Nous sommes solidaires à la mesure avec laquelle nous estimons bénéficier d’un panier d’intérêt favorable et mieux garni qu’ailleurs.
Depuis Aristote (Cf. Éthique à Nicomaque, notamment livres 2 et 10) qui s’interrogeait sur les rapports entre l’utilité, le plaisir et la vertu, nous savons bien que rien n’est chimiquement pur dans nos comportements. Nous savons bien qu’il y a une grande distance entre ce que nous voulons faire et ce que nous faisons réellement. C’est ce que sainte Thérèse de l’Enfant Jésus exprimait quand elle écrivait « toutes nos justices ont des taches à vos yeux ».

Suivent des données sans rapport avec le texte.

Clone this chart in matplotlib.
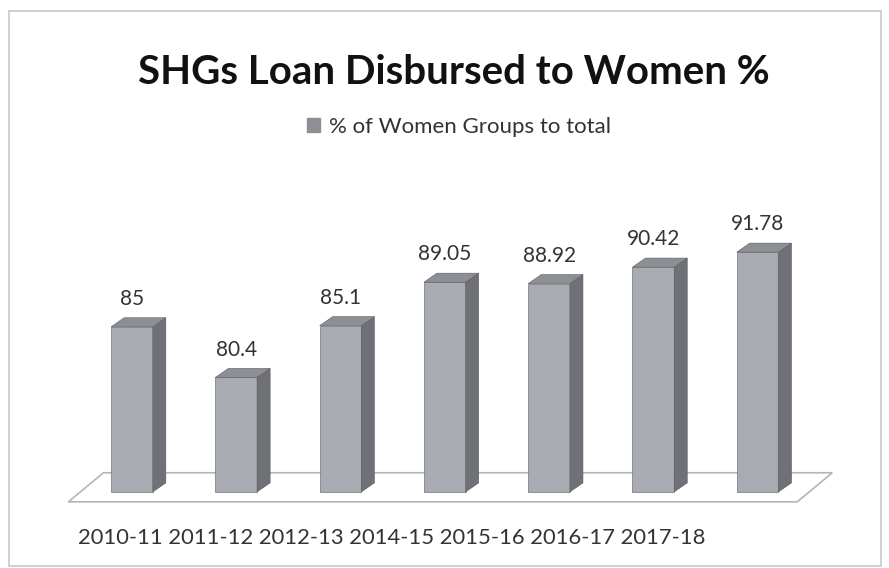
import matplotlib.pyplot as plt
from matplotlib.patches import Polygon, Rectangle, Patch

years = ["2010-11", "2011-12", "2012-13", "2014-15", "2015-16", "2016-17", "2017-18"]
values = [85, 80.4, 85.1, 89.05, 88.92, 90.42, 91.78]
series_name = "% of Women Groups to total"
title = "SHGs Loan Disbursed to Women %"

front_col = "#a9abb3"
side_col = "#6f7177"
top_col = "#8d8f95"
edge_col = "#5a5c60"

plt.rcParams['font.family'] = ['Lato', 'DejaVu Sans']

fig = plt.figure(figsize=(8.89, 5.68), dpi=100)
ax = fig.add_axes([60 / 889, 48 / 568, 780 / 889, 300 / 568])
ax.set_xlim(-0.69, 6.79)
ax.set_ylim(67.45, 94.7)
ax.axis("off")

base = 70
width = 0.40
# 3D depth of a bar, in data units (about 13 px right, 9 px up)
ddx, ddy = 0.125, 0.82

# floor
fdx, fdy = 0.336, 2.64
f0, f1 = -0.61, 6.38
fy = base - 0.9
ax.add_patch(Polygon([(f0, fy), (f1, fy), (f1 + fdx, fy + fdy), (f0 + fdx, fy + fdy)],
                     closed=True, facecolor="white", edgecolor="#b5b5b5", lw=1.2, zorder=1))

for i, v in enumerate(values):
    l, r = i - width / 2, i + width / 2
    ax.bar(i, v - base, width=width, bottom=base, color=front_col,
           edgecolor=edge_col, lw=0.4, zorder=3)
    ax.add_patch(Polygon([(r, base), (r + ddx, base + ddy), (r + ddx, v + ddy), (r, v)],
                         closed=True, facecolor=side_col, edgecolor=edge_col, lw=0.4, zorder=3))
    ax.add_patch(Polygon([(l, v), (r, v), (r + ddx, v + ddy), (l + ddx, v + ddy)],
                         closed=True, facecolor=top_col, edgecolor=edge_col, lw=0.4, zorder=3))
    ax.text(i, v + ddy + 0.8, f"{v:g}", ha="center", va="bottom", fontsize=15, color="#333333")

fig.text(0.511, 1 - 72 / 568, title, ha="center", va="center", fontsize=29,
         fontweight="bold", color="#111111")

fig.legend(handles=[Patch(facecolor="#8d8f95", edgecolor="#8d8f95", label=series_name)],
           loc="center", bbox_to_anchor=(459 / 889, 1 - 127 / 568), frameon=False,
           fontsize=16, handlelength=0.6, handleheight=0.6, handletextpad=0.4,
           labelcolor="#333333")

fig.text(78 / 889, 1 - 538 / 568, " ".join(years), ha="left", va="center",
         fontsize=15.8, color="#333333")

fig.add_artist(Rectangle((9 / 889, 1 - 566 / 568), 872 / 889, 555 / 568,
                         transform=fig.transFigure, fill=False, edgecolor="#c8c8c8", lw=1.2))

fig.savefig("out.png", dpi=100)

La question n’est pas tant d’opposer mon intérêt au bien que je peux faire que d’aligner mon intérêt et mon désir avec le bien.
Bossuet définissait le bonheur comme « Faire ce que je dois et désirer ce que je dois ». Ce qui est tout le sens du développement des vertus. Ce que nous ne pouvons pas faire par nous-mêmes, le Christ le peut en nous. C’est ce qu’indique la sainte dans la suite de sa prière : « Je veux donc me revêtir de votre propre Justice et recevoir de votre Amour la possession éternelle de Vous-même. Je ne veux point d’autre Trône et d’autre Couronne que Vous, ô mon Bien-Aimé » (Ibid)
C’est aussi ce que nous enseigne saint Paul : « Lorsque Dieu, notre Sauveur, a manifesté sa bonté et son amour pour les hommes, il nous a sauvés, non pas à cause de la justice de nos propres actes, mais par sa miséricorde. » (Tite3, 4.)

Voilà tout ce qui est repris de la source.